Ah, the sqrt IR intrinsics as opposed to the sqrt SSE intrinsics. I didn't consider them specifically, but I did look at patterns that would match the X86frcp and X86frsqrt SDNodes + blend/move. It seemed to me that the conditions needed to produce that pattern were so far-fetched (-ffast-math + reciprocals enabled + NR refinement turned off + a scalar op in the middle of vector code?) that it wasn't worth the effort.

I'm probably not being imaginative enough, but here's my thinking: in order to get a scalar sqrt *IR* intrinsic from/to vector operands from C source, a coder would have to be explicitly using SSE intrinsics and then throw a libm sqrt() call into the mix. If the coder used _mm_sqrt_ss(), we wouldn't see a sqrt IR intrinsic. If the code was auto-vectorized, we also wouldn't see a scalar sqrt intrinsic; it would be a vector intrinsic, and then we wouldn't see this insert/extract pattern where we're just operating on the scalar lane?

That said, if this is a common enough occurrence, then what I'd hope to do is just add more defm lines instead of duplicating the multiclass of patterns to match SDNodes rather than Intrinsics, eg:

defm : scalar_unary_math_patterns<fsqrt, "SQRTSD", X86Movsd, v2f64, UseSSE2>;

...but I'm not sure how to do that in tablegen. Any suggestions?

spatel added a comment.May 6 2015, 9:17 AM

That said, if this is a common enough occurrence, then what I'd hope to do is just add more defm lines instead of duplicating the multiclass of patterns to match SDNodes rather than Intrinsics, eg:

defm : scalar_unary_math_patterns<fsqrt, "SQRTSD", X86Movsd, v2f64, UseSSE2>;

...but I'm not sure how to do that in tablegen. Any suggestions?

I think I have a hack-around: just make the param a string and then cast it, but after a little more thought, it's not enough. If we do want to optimize the scalar op case, we need a whole set of different patterns to match (as we do for the binops earlier in this file). Ie, we're looking for something like this:

    0x7fcbf987f8c0: f64 = extract_vector_elt 0x7fcbf987f530, 0x7fcbf987f790 [ORD=2]
  0x7fcbf987f9f0: f64 = fsqrt 0x7fcbf987f8c0 [ORD=3]
0x7fcbf987fb20: v2f64 = insert_vector_elt 0x7fcbf987f530, 0x7fcbf987f9f0, 0x7fcbf987f790 [ORD=4]
spatel updated this revision to Diff 25064.May 6 2015, 10:25 AM
spatel edited edge metadata.

Patch updated:
Simon and I discussed supporting the cases in sse-scalar-fp-arith.ll and how that IR can occur via generic vector code that relies on compiler builtins. We'll need more patterns to handle those; I don't see a quick fix.

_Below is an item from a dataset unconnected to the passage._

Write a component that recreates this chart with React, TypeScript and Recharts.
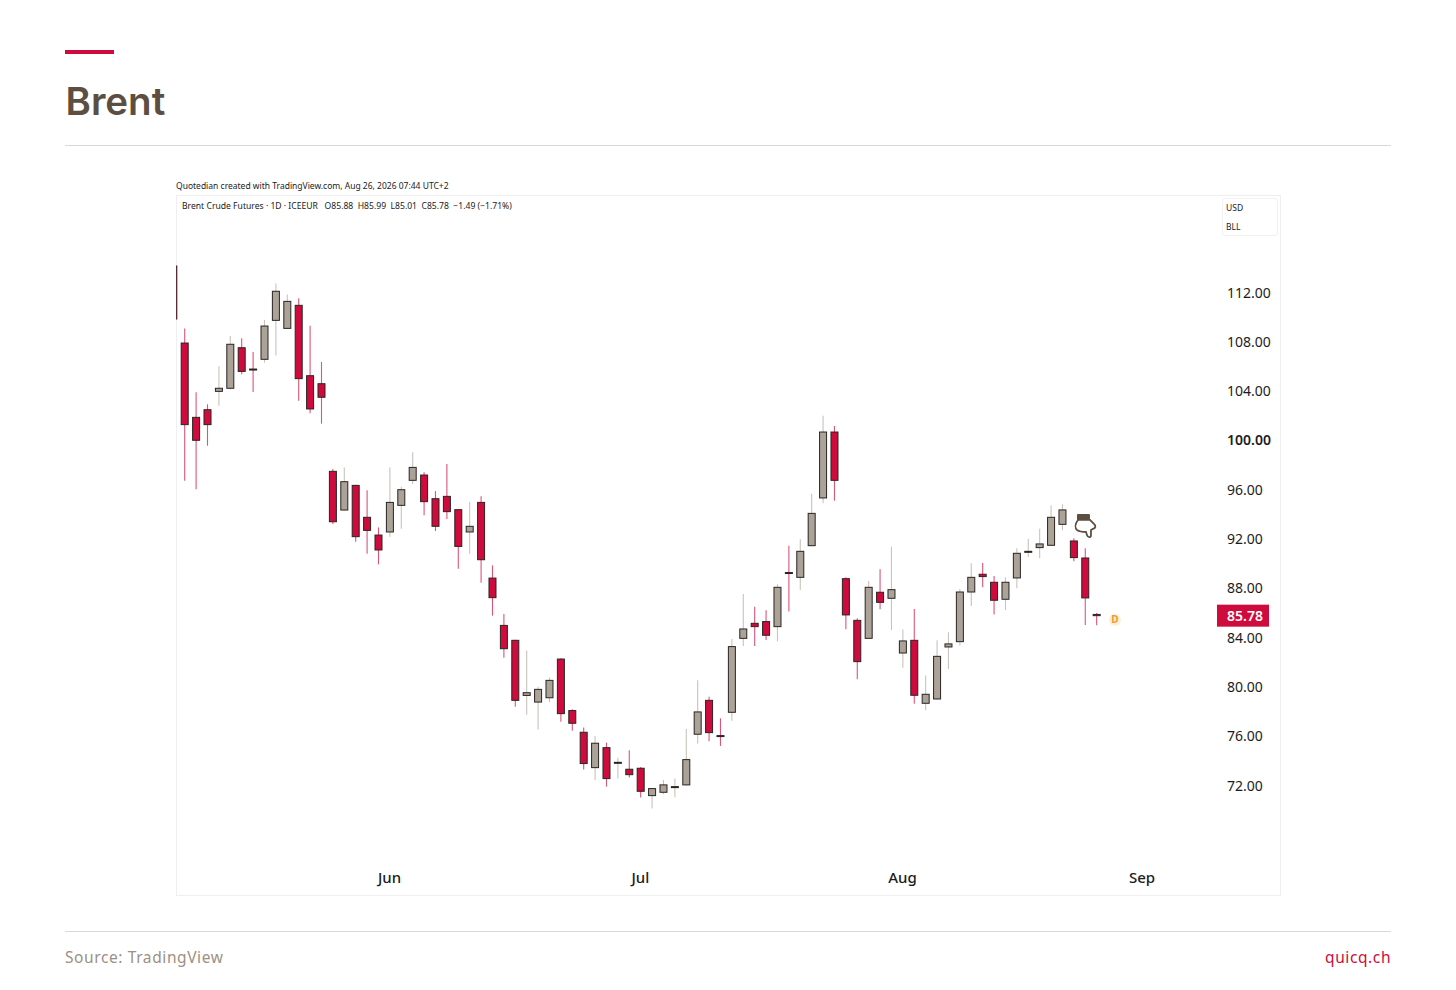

  1. Added a TODO comment regarding additional patterns.
  2. Fixed extra space in memory folding table entry.
  3. Changed test file to specify a triple rather than a cpu.
  4. Modified check lines in the test file for generic x86-64 matches.
RKSimon accepted this revision.May 6 2015, 1:44 PM
RKSimon edited edge metadata.

LGTM

This revision is now accepted and ready to land.May 6 2015, 1:44 PM
andreadb added inline comments.
lib/Target/X86/X86InstrSSE.td
3417–3420 ↗(On Diff #25064)

Hi Sanjay,

do we still need this pattern? I maybe wrong, but your new pattern (at line 3413) should make this one dead.

spatel added inline comments.May 7 2015, 8:42 AM
lib/Target/X86/X86InstrSSE.td
3417–3420 ↗(On Diff #25064)

Thanks, Andrea.

Yes, I'm not seeing how this pattern will do anything now, and there's no difference on any regression tests. I'll remove it.

This revision was automatically updated to reflect the committed changes.